WASHINGTON (Reuters) - The U.S. Senate's top budget overseers on Tuesday joined forces to tackle escalating costs of retirement and health care programs they say threaten to bankrupt the government, but they would wait until after next year's elections for recommendations to be made public.
"We're headed for a cliff," said Senate Budget Committee Chairman Kent Conrad, a North Dakota Democrat, citing a looming explosion in "baby boom" retirees who will automatically qualify for expensive federal benefits.
Members of the huge so-called baby boom generation were born roughly from 1946 to 1964.
Conrad and Sen. Judd Gregg of New Hampshire, the senior Budget Committee Republican, said they would push legislation this year establishing a bipartisan task force to look into reforms.
But hoping to avoid congressional and presidential campaign politics that could doom their efforts, the task force report would not be delivered until Dec. 9, 2008. National elections are a month earlier.
Aides to House Budget Committee Chairman John Spratt, a South Carolina Democrat, said they did not know whether he would support the initiative.
House Speaker Nancy Pelosi, a California Democrat, rejected the idea of creating a task force to make recommendations for reforming Social Security and Medicare.

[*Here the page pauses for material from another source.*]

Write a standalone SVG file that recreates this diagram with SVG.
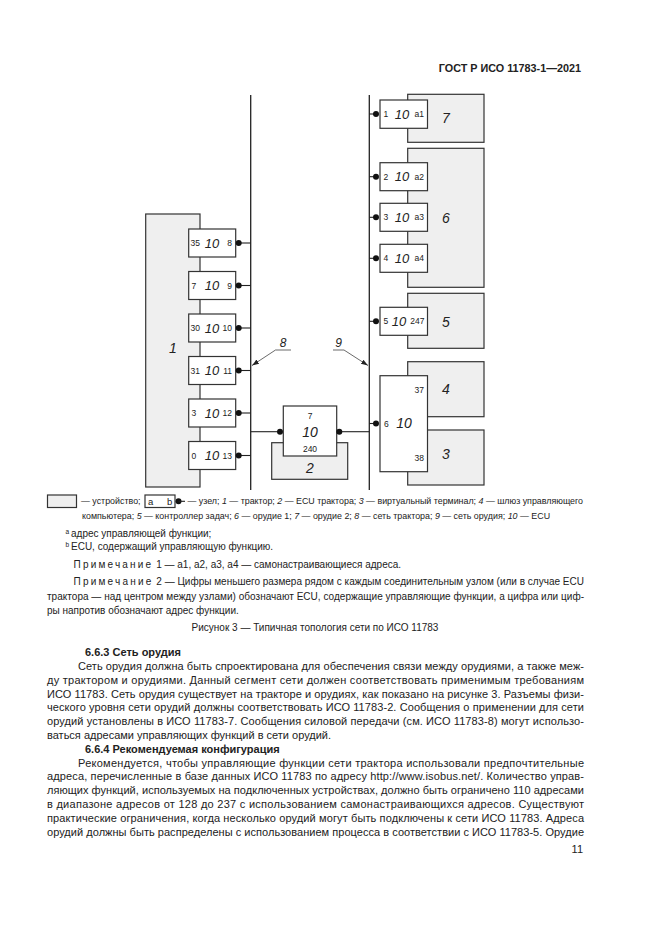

"This can be done by the committees of jurisdiction in Congress; they have the experience, knowledge and authority for addressing issues that arise with entitlements," Pelosi said in a statement.
Gregg, comparing the nation's fiscal problem to Hurricane Katrina that hit southern states in 2005, said baby boomer demands for Social Security retirement benefits and Medicare and Medicaid health care "will start to hit in 2010 and reach full force in 2025."
Those senior citizens will create "a $62 trillion unfunded liability" for the U.S. government, Gregg said.
If approved by Congress, the 16-member task force would be made up of eight Democrats and eight Republicans, including two from the Bush administration. The group would be headed by Treasury Secretary Henry Paulson.
Its recommendations would be put on a fast-track for approval, with votes in the Senate and House of Representatives in early 2009. The new president would then have to decide whether to sign the reforms into law.
While supporters say they are willing to consider all remedies, tax increases and other new revenues would cause heartburn for Republicans and benefit cuts could be troubling to Democrats. President George W. Bush has advocated private investment accounts to fix Social Security, but that idea met stiff opposition from Democrats and never got off the ground.